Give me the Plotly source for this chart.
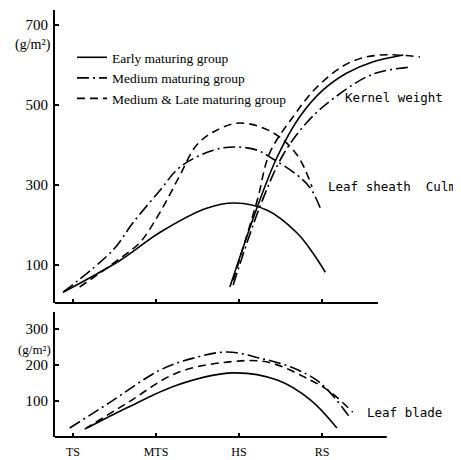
import plotly.graph_objects as go

# ---------------- data ----------------
stages = ["TS", "MTS", "HS", "RS"]
stage_pos = [0, 1, 2, 3]

group_names = ["Early maturing group", "Medium maturing group", "Medium & Late maturing group"]

# Leaf sheath + Culm (top panel, g/m2)
early_culm_x = [-0.12, 0.57, 1.05, 1.61, 1.95, 2.34, 2.70, 2.89, 3.04]
early_culm_y = [32, 112, 182, 242, 255, 237, 180, 130, 82]
medium_culm_x = [-0.12, 0.48, 0.72, 1.05, 1.29, 1.69, 1.95, 2.22, 2.41, 2.70, 2.86, 2.98]
medium_culm_y = [32, 137, 205, 287, 345, 387, 395, 387, 365, 325, 292, 242]
late_culm_x = [0.08, 0.57, 0.81, 1.00, 1.13, 1.29, 1.49, 1.73, 2.01, 2.40, 2.70, 2.88]
late_culm_y = [45, 117, 157, 215, 262, 325, 400, 437, 455, 432, 375, 295]

# Kernel weight (top panel, g/m2)
early_kernel_x = [1.89, 2.22, 2.46, 2.73, 3.01, 3.30, 3.60, 3.98]
early_kernel_y = [45, 245, 370, 470, 537, 580, 607, 625]
medium_kernel_x = [1.93, 2.25, 2.53, 2.82, 3.13, 3.61, 4.08]
medium_kernel_y = [50, 245, 375, 457, 515, 577, 595]
late_kernel_x = [1.93, 2.22, 2.37, 2.65, 2.94, 3.34, 3.70, 4.18]
late_kernel_y = [62, 262, 380, 470, 545, 607, 625, 620]

# Leaf blade (bottom panel, g/m2)
early_blade_x = [0.17, 0.65, 1.25, 1.93, 2.46, 2.86, 3.18]
early_blade_y = [25, 81, 144, 178, 158, 103, 25]
medium_blade_x = [-0.04, 0.45, 1.05, 1.45, 1.86, 2.25, 2.65, 2.98, 3.34]
medium_blade_y = [25, 97, 186, 219, 236, 219, 192, 150, 53]
late_blade_x = [0.14, 0.65, 1.25, 1.86, 2.34, 2.86, 3.10, 3.37]
late_blade_y = [22, 94, 178, 208, 208, 158, 125, 69]

top_ticks = [100, 300, 500, 700]
bottom_ticks = [100, 200, 300]

# ---------------- styling ----------------
styles = [
    dict(color="black", width=1.6, dash="solid"),
    dict(color="black", width=1.6, dash="12px,4px,2px,4px"),
    dict(color="black", width=1.6, dash="8px,5px"),
]
serif = "Liberation Serif"
mono = "DejaVu Sans Mono"

fig = go.Figure()

top_series = [
    [(early_culm_x, early_culm_y), (early_kernel_x, early_kernel_y)],
    [(medium_culm_x, medium_culm_y), (medium_kernel_x, medium_kernel_y)],
    [(late_culm_x, late_culm_y), (late_kernel_x, late_kernel_y)],
]
bottom_series = [
    (early_blade_x, early_blade_y),
    (medium_blade_x, medium_blade_y),
    (late_blade_x, late_blade_y),
]

for i, name in enumerate(group_names):
    for j, (xs, ys) in enumerate(top_series[i]):
        fig.add_trace(go.Scatter(
            x=xs, y=ys, mode="lines", name=name, legendgroup=name,
            showlegend=(j == 0), line=dict(shape="spline", smoothing=1.0, **styles[i]),
            xaxis="x", yaxis="y", hoverinfo="skip"))
    xs, ys = bottom_series[i]
    fig.add_trace(go.Scatter(
        x=xs, y=ys, mode="lines", name=name, legendgroup=name, showlegend=False,
        line=dict(shape="spline", smoothing=1.0, **styles[i]),
        xaxis="x2", yaxis="y2", hoverinfo="skip"))

xr = [-0.217, 4.482]
common_x = dict(range=xr, showline=False, showgrid=False, zeroline=False,
                tickvals=stage_pos, ticks="inside", ticklen=4, tickwidth=1.5,
                tickcolor="black")
common_y = dict(showline=True, linewidth=2, linecolor="black", showgrid=False,
                zeroline=False, ticks="inside", ticklen=4, tickwidth=1.5,
                tickcolor="black", tickfont=dict(family=serif, size=15, color="black"),
                ticklabelstandoff=2)

# page body has an 8px margin, so the figure is 8px smaller than the window
fig.update_layout(
    width=453, height=452,
    margin=dict(l=47, r=16, t=2, b=23),
    paper_bgcolor="white", plot_bgcolor="white",
    xaxis=dict(domain=[0, 1], anchor="y", showticklabels=False, **common_x),
    yaxis=dict(domain=[0.3138, 1], anchor="x", range=[5, 737.5], tickvals=top_ticks, **common_y),
    xaxis2=dict(domain=[0, 1], anchor="y2", ticktext=stages, showticklabels=True,
                tickfont=dict(family=serif, size=12, color="black"), ticklabelstandoff=6,
                **common_x),
    yaxis2=dict(domain=[0, 0.2927], anchor="x2", range=[0, 347], tickvals=bottom_ticks, **common_y),
    legend=dict(x=0.0436, y=0.925, xanchor="left", yanchor="top",
                bgcolor="rgba(0,0,0,0)", tracegroupgap=0,
                font=dict(family=serif, size=13.5, color="black")),
    showlegend=True,
    shapes=[
        dict(type="line", xref="x", yref="y domain", x0=xr[0], x1=3.675, y0=0, y1=0,
             line=dict(color="black", width=2)),
        dict(type="line", xref="x2", yref="y2 domain", x0=xr[0], x1=3.78, y0=0, y1=0,
             line=dict(color="black", width=2)),
    ],
    annotations=[
        dict(text="Kernel weight", x=3.25, y=520, xref="x", yref="y", xanchor="left",
             yanchor="middle", showarrow=False, font=dict(family=mono, size=12.5, color="black")),
        dict(text="Leaf sheath \u00a0Culm", x=3.05, y=297, xref="x", yref="y", xanchor="left",
             yanchor="middle", showarrow=False, font=dict(family=mono, size=12.5, color="black")),
        dict(text="Leaf blade", x=3.52, y=67, xref="x2", yref="y2", xanchor="left",
             yanchor="middle", showarrow=False, font=dict(family=mono, size=12.5, color="black")),
        dict(text="(g/m²)", x=-0.005, y=650, xref="paper", yref="y", xanchor="right",
             yanchor="middle", showarrow=False, font=dict(family=serif, size=14, color="black")),
        dict(text="(g/m²)", x=-0.005, y=243, xref="paper", yref="y2", xanchor="right",
             yanchor="middle", showarrow=False, font=dict(family=serif, size=13, color="black")),
    ],
)

fig.write_html("out.html")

## WRITTEN INSTRUCTION:
Everything from the top line of the data down to and including the line with "late_kernel_y = [62, 262, 380, 470, 545, 607, 625, 620]" is to be copied, except the pictures.

## SOLUTION TO THE EXERCISE:
Give me the Plotly source for this chart.
import plotly.graph_objects as go

# ---------------- data ----------------
stages = ["TS", "MTS", "HS", "RS"]
stage_pos = [0, 1, 2, 3]

group_names = ["Early maturing group", "Medium maturing group", "Medium & Late maturing group"]

# Leaf sheath + Culm (top panel, g/m2)
early_culm_x = [-0.12, 0.57, 1.05, 1.61, 1.95, 2.34, 2.70, 2.89, 3.04]
early_culm_y = [32, 112, 182, 242, 255, 237, 180, 130, 82]
medium_culm_x = [-0.12, 0.48, 0.72, 1.05, 1.29, 1.69, 1.95, 2.22, 2.41, 2.70, 2.86, 2.98]
medium_culm_y = [32, 137, 205, 287, 345, 387, 395, 387, 365, 325, 292, 242]
late_culm_x = [0.08, 0.57, 0.81, 1.00, 1.13, 1.29, 1.49, 1.73, 2.01, 2.40, 2.70, 2.88]
late_culm_y = [45, 117, 157, 215, 262, 325, 400, 437, 455, 432, 375, 295]

# Kernel weight (top panel, g/m2)
early_kernel_x = [1.89, 2.22, 2.46, 2.73, 3.01, 3.30, 3.60, 3.98]
early_kernel_y = [45, 245, 370, 470, 537, 580, 607, 625]
medium_kernel_x = [1.93, 2.25, 2.53, 2.82, 3.13, 3.61, 4.08]
medium_kernel_y = [50, 245, 375, 457, 515, 577, 595]
late_kernel_x = [1.93, 2.22, 2.37, 2.65, 2.94, 3.34, 3.70, 4.18]
late_kernel_y = [62, 262, 380, 470, 545, 607, 625, 620]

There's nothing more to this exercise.